::: SUPPLIED MATERIAL
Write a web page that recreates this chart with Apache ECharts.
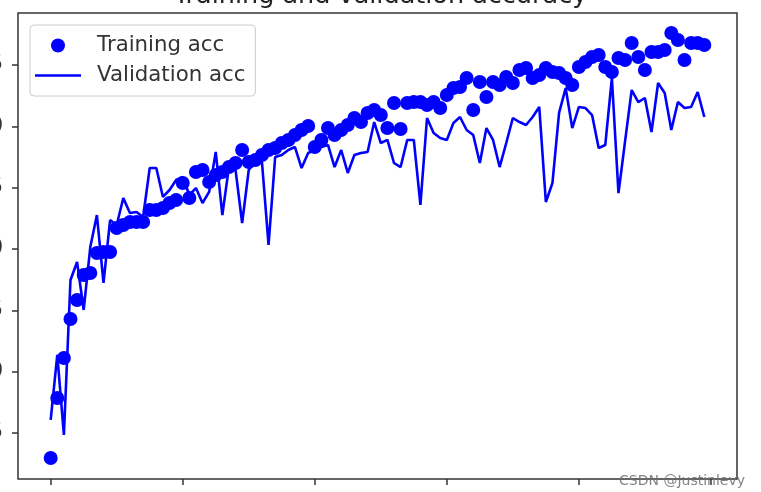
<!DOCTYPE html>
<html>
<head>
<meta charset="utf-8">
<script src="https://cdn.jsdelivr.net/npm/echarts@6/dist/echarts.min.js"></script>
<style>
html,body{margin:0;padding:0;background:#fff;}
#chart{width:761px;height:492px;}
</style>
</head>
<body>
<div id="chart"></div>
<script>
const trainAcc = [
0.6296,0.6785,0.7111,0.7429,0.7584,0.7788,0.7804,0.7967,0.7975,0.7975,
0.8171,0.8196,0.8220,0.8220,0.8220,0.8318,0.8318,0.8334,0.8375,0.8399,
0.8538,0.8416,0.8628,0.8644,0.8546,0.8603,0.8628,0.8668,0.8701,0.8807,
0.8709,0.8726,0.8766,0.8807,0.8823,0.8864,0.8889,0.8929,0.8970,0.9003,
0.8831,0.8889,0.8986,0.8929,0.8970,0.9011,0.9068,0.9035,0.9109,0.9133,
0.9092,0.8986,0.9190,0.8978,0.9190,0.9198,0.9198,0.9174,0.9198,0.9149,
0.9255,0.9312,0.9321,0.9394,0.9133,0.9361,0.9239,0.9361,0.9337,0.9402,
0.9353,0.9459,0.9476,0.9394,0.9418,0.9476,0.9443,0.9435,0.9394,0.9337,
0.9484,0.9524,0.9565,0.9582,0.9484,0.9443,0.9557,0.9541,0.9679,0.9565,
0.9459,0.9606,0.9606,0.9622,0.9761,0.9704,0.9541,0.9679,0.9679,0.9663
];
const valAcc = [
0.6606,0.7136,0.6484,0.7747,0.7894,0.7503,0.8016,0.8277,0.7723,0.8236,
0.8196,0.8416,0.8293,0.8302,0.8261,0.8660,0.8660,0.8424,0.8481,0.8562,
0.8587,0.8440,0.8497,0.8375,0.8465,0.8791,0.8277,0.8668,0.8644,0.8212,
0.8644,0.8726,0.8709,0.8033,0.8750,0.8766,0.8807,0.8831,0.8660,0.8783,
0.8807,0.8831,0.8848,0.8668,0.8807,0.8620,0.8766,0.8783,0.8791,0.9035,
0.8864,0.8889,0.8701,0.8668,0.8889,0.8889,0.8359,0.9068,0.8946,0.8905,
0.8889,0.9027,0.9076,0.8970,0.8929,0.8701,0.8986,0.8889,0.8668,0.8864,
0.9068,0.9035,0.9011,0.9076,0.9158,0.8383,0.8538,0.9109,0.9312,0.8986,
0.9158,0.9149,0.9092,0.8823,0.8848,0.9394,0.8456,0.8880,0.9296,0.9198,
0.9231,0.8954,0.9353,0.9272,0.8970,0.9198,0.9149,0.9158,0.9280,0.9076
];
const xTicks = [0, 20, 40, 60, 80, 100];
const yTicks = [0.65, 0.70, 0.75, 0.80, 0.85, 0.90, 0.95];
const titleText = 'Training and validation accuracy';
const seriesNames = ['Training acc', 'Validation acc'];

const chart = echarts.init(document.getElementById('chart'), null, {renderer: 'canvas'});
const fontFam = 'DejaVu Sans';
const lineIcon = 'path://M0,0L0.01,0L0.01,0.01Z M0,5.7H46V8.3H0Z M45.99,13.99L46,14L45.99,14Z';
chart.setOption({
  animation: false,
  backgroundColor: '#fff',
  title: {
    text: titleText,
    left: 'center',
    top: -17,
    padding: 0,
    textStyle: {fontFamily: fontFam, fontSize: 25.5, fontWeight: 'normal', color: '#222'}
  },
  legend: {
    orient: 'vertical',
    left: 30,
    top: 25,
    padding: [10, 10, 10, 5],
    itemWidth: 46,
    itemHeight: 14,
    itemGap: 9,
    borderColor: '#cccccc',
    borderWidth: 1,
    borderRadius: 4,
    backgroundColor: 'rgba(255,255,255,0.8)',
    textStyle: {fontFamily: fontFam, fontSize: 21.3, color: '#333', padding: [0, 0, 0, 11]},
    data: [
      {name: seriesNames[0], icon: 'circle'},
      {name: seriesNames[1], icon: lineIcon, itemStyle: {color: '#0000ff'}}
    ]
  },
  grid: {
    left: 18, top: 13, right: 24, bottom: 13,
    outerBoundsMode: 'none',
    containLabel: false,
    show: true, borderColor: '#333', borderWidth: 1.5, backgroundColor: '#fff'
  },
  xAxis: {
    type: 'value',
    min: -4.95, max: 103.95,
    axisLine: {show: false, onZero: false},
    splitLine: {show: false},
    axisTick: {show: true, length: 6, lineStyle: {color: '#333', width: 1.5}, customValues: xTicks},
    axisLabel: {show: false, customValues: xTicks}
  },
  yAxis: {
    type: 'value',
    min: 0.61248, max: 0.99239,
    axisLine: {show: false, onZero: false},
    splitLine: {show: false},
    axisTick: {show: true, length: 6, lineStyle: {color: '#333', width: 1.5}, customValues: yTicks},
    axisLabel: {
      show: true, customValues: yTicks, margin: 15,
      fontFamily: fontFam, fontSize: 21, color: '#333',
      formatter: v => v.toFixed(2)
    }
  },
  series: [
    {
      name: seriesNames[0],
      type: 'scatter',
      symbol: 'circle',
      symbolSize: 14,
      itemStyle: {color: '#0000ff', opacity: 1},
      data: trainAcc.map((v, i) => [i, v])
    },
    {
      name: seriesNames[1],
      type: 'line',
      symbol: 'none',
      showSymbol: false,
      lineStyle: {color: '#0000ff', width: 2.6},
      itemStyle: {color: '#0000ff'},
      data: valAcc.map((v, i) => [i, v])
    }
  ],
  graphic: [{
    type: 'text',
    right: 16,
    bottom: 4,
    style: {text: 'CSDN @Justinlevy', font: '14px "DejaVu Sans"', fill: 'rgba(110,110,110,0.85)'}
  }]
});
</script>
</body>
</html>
::::::
::: SUPPLIED MATERIAL
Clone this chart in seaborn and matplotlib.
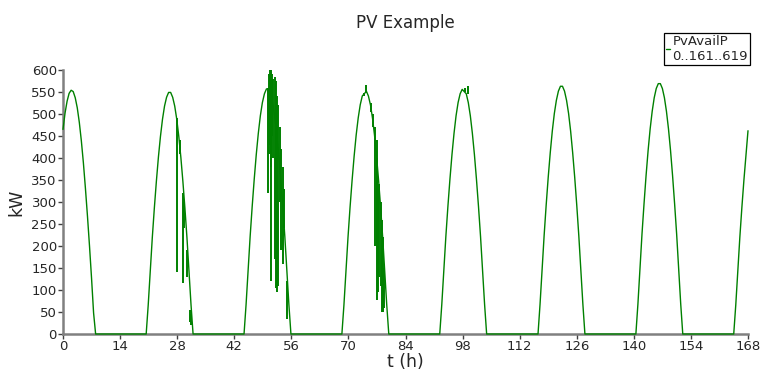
::::::
**TASK TO CARRY OUT**:
Copy each line above containing the string "this".

**WRITTEN SOLUTION**:
Write a web page that recreates this chart with Apache ECharts.
Clone this chart in seaborn and matplotlib.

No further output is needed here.